Vancouverized
Douglas Coupland's City of Glass (2000), Lance Berelowitz's Dream City (2005), Charles Demers' Vancouver Special (2009), and Timothy Taylor's Foodville (2014)
The SkyTrain, Vancouver’s current rail transit system, first went into service 40 years ago. Several promotional shorts made in the run-up to its opening are available to view on Youtube, the most elaborate of which is “Goin’ to Town.” Produced not long before the opening of SkyTrain’s first line, itself scheduled not long before the opening of Expo 86 world’s fair, the film captures both the aesthetic of its historical moment and the mild but relentless tone of Vancouver boosterism in the twentieth century and early twenty-first.

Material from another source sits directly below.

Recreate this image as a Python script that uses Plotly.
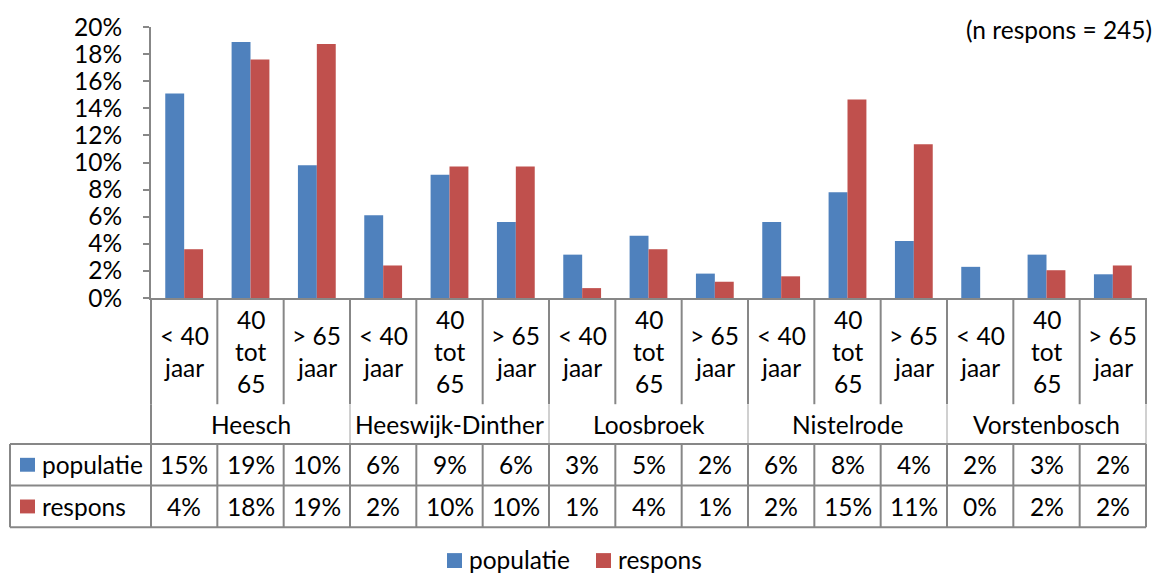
import plotly.graph_objects as go

# ---------------- data ----------------
groups = ["Heesch", "Heeswijk-Dinther", "Loosbroek", "Nistelrode", "Vorstenbosch"]
age_labels = [["< 40", "jaar"], ["40", "tot", "65"], ["> 65", "jaar"]]
populatie = [15.1, 18.9, 9.8, 6.1, 9.1, 5.6, 3.2, 4.6, 1.8, 5.6, 7.8, 4.2, 2.3, 3.2, 1.75]
respons = [3.6, 17.6, 18.75, 2.4, 9.7, 9.7, 0.73, 3.6, 1.2, 1.6, 14.65, 11.35, 0.0, 2.05, 2.4]
y_ticks = [0, 2, 4, 6, 8, 10, 12, 14, 16, 18, 20]
y_tick_text = [f"{v}%" for v in y_ticks]
note = "(n respons = 245)"
series_names = ["populatie", "respons"]
colors = ["#4F81BD", "#C0504D"]

# ---------------- layout helpers (pixel geometry) ----------------
W, H = 1163, 576
L, R, T, B = 151, 1146, 25, 298
PW, PH = R - L, B - T
FONT = "Lato, Carlito, Calibri, sans-serif"
FS = 24.5
LINE = "#878787"
LIGHT = "#d0d0d0"


def px(x):
    return (x - L) / PW


def py(y):
    return (B - y) / PH


n = len(populatie)
xs = list(range(n))

fig = go.Figure()
for name, vals, col in zip(series_names, [populatie, respons], colors):
    fig.add_trace(go.Bar(x=xs, y=vals, name=name, marker=dict(color=col, line=dict(width=0)),
                         showlegend=False))

shapes = []
annotations = []

cat_w = PW / n
y_cat_bot, y_grp_bot, y_r1, y_r2 = 405, 445, 487, 529

# vertical lines
for i in range(n + 1):
    xp = px(L + i * cat_w)
    is_group = (i % 3 == 0)
    shapes.append(dict(type="line", xref="paper", yref="paper", x0=xp, x1=xp,
                       y0=py(B), y1=py(y_cat_bot), line=dict(color=LINE, width=2)))
    if is_group:
        shapes.append(dict(type="line", xref="paper", yref="paper", x0=xp, x1=xp,
                           y0=py(y_cat_bot), y1=py(y_grp_bot),
                           line=dict(color=LINE if i == 0 else LIGHT, width=2)))
    shapes.append(dict(type="line", xref="paper", yref="paper", x0=xp, x1=xp,
                       y0=py(y_grp_bot), y1=py(y_r2), line=dict(color=LINE, width=2)))
# left edge of table
shapes.append(dict(type="line", xref="paper", yref="paper", x0=px(10), x1=px(10),
                   y0=py(y_grp_bot), y1=py(y_r2), line=dict(color=LINE, width=2)))
# horizontal lines
for yy in [y_grp_bot, y_r1, y_r2]:
    shapes.append(dict(type="line", xref="paper", yref="paper", x0=px(10), x1=px(R),
                       y0=py(yy), y1=py(yy), line=dict(color=LINE, width=2)))

# category labels
for i in range(n):
    lines = age_labels[i % 3]
    if len(lines) == 2:
        ys = [336, 368]
    else:
        ys = [320, 352, 384]
    for txt, yy in zip(lines, ys):
        annotations.append(dict(x=i, xref="x", y=py(yy), yref="paper", text=txt,
                                showarrow=False, xanchor="center", yanchor="middle",
                                font=dict(size=FS, color="black", family=FONT)))
# group labels
for g, name in enumerate(groups):
    annotations.append(dict(x=g * 3 + 1, xref="x", y=py(425), yref="paper", text=name,
                            showarrow=False, xanchor="center", yanchor="middle",
                            font=dict(size=FS, color="black", family=FONT)))
# data table rows
for vals, yy, name, col in zip([populatie, respons], [466, 508], series_names, colors):
    for i, v in enumerate(vals):
        annotations.append(dict(x=i, xref="x", y=py(yy), yref="paper", text=f"{round(v)}%",
                                showarrow=False, xanchor="center", yanchor="middle",
                                font=dict(size=FS, color="black", family=FONT)))
    shapes.append(dict(type="rect", xref="paper", yref="paper", x0=px(20), x1=px(35),
                       y0=py(yy - 7), y1=py(yy + 7), fillcolor=col, line=dict(width=0)))
    annotations.append(dict(x=px(40), xref="paper", y=py(yy), yref="paper", text=name,
                            showarrow=False, xanchor="left", yanchor="middle",
                            font=dict(size=FS, color="black", family=FONT)))

# bottom legend
for name, col, x0 in zip(series_names, colors, [447, 596]):
    shapes.append(dict(type="rect", xref="paper", yref="paper", x0=px(x0), x1=px(x0 + 15),
                       y0=py(555), y1=py(570), fillcolor=col, line=dict(width=0)))
    annotations.append(dict(x=px(x0 + 20), xref="paper", y=py(561), yref="paper", text=name,
                            showarrow=False, xanchor="left", yanchor="middle",
                            font=dict(size=FS, color="black", family=FONT)))

# note
annotations.append(dict(x=px(1154), xref="paper", y=py(28), yref="paper", text=note,
                        showarrow=False, xanchor="right", yanchor="middle",
                        font=dict(size=FS, color="black", family=FONT)))

fig.update_layout(
    width=W, height=H,
    margin=dict(l=L, r=W - R, t=T, b=H - B, pad=0),
    paper_bgcolor="white", plot_bgcolor="white",
    barmode="group", bargap=0.43, bargroupgap=0,
    font=dict(family=FONT, size=FS, color="black"),
    shapes=shapes, annotations=annotations,
    showlegend=False,
)
fig.update_xaxes(range=[-0.5, n - 0.5], showticklabels=False, ticks="", showgrid=False,
                 zeroline=False, showline=True, linecolor=LINE, linewidth=2)
fig.update_yaxes(range=[0, 20], tickvals=y_ticks, ticktext=y_tick_text, showgrid=False,
                 zeroline=False, showline=True, linecolor=LINE, linewidth=2,
                 ticks="outside", ticklen=6, tickcolor=LINE, tickwidth=2,
                 ticklabelstandoff=16, tickfont=dict(size=FS, family=FONT, color="black"))

fig.write_html(
    "out.html",
    config={"displayModeBar": False},
    post_script="document.body.style.margin='0';document.body.style.padding='0';"
                "document.body.style.overflow='hidden';",
)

“It seems as though the city and the people who are the city have bloomed to fulfill a new sense of destiny, to greet a beckoning capacity for urban maturity and share it with the rest of the world,” intones the consummate eighties-informational-video narrator over the final shots of the skyline at sunset. “The measure of a city must be the freedom of people to move and interact within it. The extent to which the city makes them happy and safe while doing so is the measure of its greatness.”
Well, that’s a measure of its greatness, in any case, and one that sounds pleasing but upon reflection curiously unambitious, much like the principle of “peace, order, and good government” often cited as central to Canada’s confederation. Also telling is the fact that the closing narration doesn’t mention Vancouver by name; “the city,” incidentally, was also how the cast of the contemporary Toronto-filmed cop drama Night Heat invariably referred to the show’s setting.
That may owe to SkyTrain’s having been designed as less an urban than a regional transit system, meant to serve suburbanites more than downtowners. (Hence, one supposes, the title “Goin’ to Town” rather than “Goin’ Around Town.”) The same priority was evident in the design of San Francisco’s BART system, whose name, after all, stands for Bay Area Rapid Transit. BART had opened nearly fifteen years earlier, in the early seventies. The Washington, D.C. metro made its debut a bit later in that decade, but for various political and economic reasons, North American cities in the eighties turned away from subway systems and toward light rail.